The problems largely lie within the question itself and make it all but impossible to answer. Not that some more intelligent minds than my own haven’t made the attempt. The first problem lies in the nature of the marmot in general. What exactly is a woodchuck? The generally accepted culprit is the groundhog. We might accept this as our answer but there is a thin layer of mistrust already hovering over our final answer. Might it actually be a beaver or even a termite?

Now, the groundhog is a fine fellow to be sure but according to Wikipedia its diet consists of grasses and berries. This becomes an issue when we examine the nature of chucking. What is it to chuck? Eat? Vomit? Excavate? Hurl over a fence? There seems to be no consensus on the issue and groundhogs in general don’t seem to have a particularly compelling correlation to trees or even lumber. Clearly chucking involves wood in some form. However, the riddle itself seems to indicate the groundhog might not able to perform the activity. That is to say, “if” a woodchuck could chuck wood.

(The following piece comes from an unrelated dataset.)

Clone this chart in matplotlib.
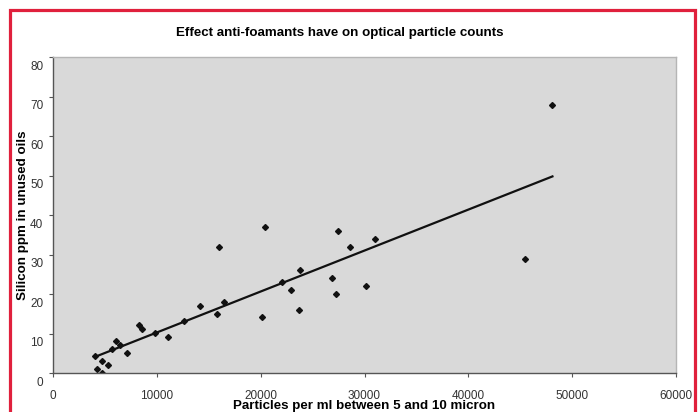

Were we to ask, if Tom Liberman could date Jennifer Aniston, how long would they kiss? You might say, well, Mr. Liberman, handsome and witty as he might be, is not capable of dating Ms. Aniston. I beg to differ. While the odds are somewhat in the same realm as randomly guessing a 128-bit encryption key, they are not, to say, impossible. It could happen. So, perhaps, in the same way, the groundhog can chuck wood. This throws yet another difficulty at the feet of our query.

What if the woodchuck was actually a termite which does interact with wood? This leads us to our final problem. There is no timeframe in evidence. Even if we assume the nature of the beast and its relationship with wood and ability to chuck therein, we still can’t properly answer. Are we chucking for an hour? A day? A month? A year? Without this vital information we cannot with good conscience assay an answer to the conundrum.

This brings a light upon many such questions. If you ask a question in a certain way that makes it impossible to answer, and yet you demand an answer anyway, is not the problem your own? Should the burden be upon the questioner to ask a good and fair question? I think so.

The next time someone asks you a question that cannot be properly answered, insist they reword their query. Refuse to play their game!

Now, having arrived at this revelation, I think there is but a single conclusion to the Woodchuck Conundrum. For us to answer properly and fairly; Ms. Aniston must give me a call. I’ll be waiting.